Циклон работал два дня. Мы собрались пойти на завтрак, но первая же попытка добраться до кают-компании была задушена в прямом и переносном смысле. Снег слепит, забивается во все складки одежды, хлещет, как плетью, не давая вздохнуть, залепляет колючей смесью рот и ноздри. Ветер... Нет, то, что на тебя наваливается в антарктическую пургу, уже нельзя назвать ветром. Воздух, спрессованный какой-то неизвестной чудовищной силой, становится материально ощутимым, бьет по телу, выдавливает тебя куда-то в морозную бездну, в которой с ураганной скоростью летят мириады мельчайших снежно-ледяных дробинок. Рев, грохот, вой беснующейся адской смеси из воздуха, льда, снега, живущей в какой-то жутковато-серой мгле, где тонет все, что до этого создала природа и человек, заставляет содрогаться душу. Это не страх в его привычном проявлении, это нечто другое, то, что испытываешь, лишь оставшись наедине с антарктической пургой. Снежинки, летящие с огромной скоростью, впиваются в ресницы, в глаза, и ты слепнешь. Кажется, еще шаг и тебя унесет, засосет эта серая жуть. По веревке, которой мы с Костыревым были обвязаны, вернулись к входу в наш подснежно-подледный дом. С трудом открыли дверь, спустились вниз. Ребята из экипажа, одетые к походу в пургу, молча смотрели на нас.

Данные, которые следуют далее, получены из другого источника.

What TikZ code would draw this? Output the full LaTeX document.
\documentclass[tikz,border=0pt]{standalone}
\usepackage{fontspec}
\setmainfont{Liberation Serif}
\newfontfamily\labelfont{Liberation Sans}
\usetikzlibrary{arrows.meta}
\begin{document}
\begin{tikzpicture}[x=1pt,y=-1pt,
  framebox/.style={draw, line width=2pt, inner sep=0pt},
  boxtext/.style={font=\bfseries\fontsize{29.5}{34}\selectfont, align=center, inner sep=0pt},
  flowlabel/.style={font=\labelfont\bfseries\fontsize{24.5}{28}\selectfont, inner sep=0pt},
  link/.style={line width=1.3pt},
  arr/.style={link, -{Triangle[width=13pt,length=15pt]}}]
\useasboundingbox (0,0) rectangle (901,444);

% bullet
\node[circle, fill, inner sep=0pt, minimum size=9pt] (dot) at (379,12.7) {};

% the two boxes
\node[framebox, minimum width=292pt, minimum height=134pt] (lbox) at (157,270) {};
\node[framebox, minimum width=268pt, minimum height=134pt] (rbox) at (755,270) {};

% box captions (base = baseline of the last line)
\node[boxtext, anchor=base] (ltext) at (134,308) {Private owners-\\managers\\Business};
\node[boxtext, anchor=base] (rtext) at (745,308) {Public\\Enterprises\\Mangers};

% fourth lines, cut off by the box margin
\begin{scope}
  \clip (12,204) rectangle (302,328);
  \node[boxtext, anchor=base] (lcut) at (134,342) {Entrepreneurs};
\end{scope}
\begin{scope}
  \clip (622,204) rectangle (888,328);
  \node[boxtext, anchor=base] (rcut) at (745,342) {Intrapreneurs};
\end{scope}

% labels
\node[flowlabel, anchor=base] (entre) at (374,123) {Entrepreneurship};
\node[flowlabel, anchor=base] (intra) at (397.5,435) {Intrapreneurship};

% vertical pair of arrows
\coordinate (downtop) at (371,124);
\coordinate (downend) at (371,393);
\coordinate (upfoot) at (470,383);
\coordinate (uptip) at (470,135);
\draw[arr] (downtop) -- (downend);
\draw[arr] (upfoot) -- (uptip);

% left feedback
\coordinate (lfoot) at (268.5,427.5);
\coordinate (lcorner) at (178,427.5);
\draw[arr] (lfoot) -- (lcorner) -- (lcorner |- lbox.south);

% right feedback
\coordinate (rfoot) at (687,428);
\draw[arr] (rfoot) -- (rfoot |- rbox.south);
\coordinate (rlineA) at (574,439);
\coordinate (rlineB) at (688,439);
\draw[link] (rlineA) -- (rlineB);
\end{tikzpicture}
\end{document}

— Отставить, — сказал Костырев, — завтракать будем дома. Пройти к кают-компании невозможно.
— Командир, — сказал Бойко, — пока вы ходили на разведку, поступило распоряжение начальника станции никому не высовываться из дома.
— Значит, мы приняли верное решение.
Так вошли в зимовку. Нам удалось выполнить еще несколько эпизодических полетов с «наукой», которая изучала процессы образования ледяного покрова в море. Приближалась зима. Ночи становились длинными, дни, если можно назвать днями короткие недолгие сумерки, выстраивались чередой будничных дел. Они не вызывали у нас, авиаторов, большого энтузиазма, но их надо было выполнять, чтобы приютившаяся на краешке гранитно-ледяного щита жизнь, которую Антарктида пыталась сбросить, сбить со своего лика, текла своим чередом.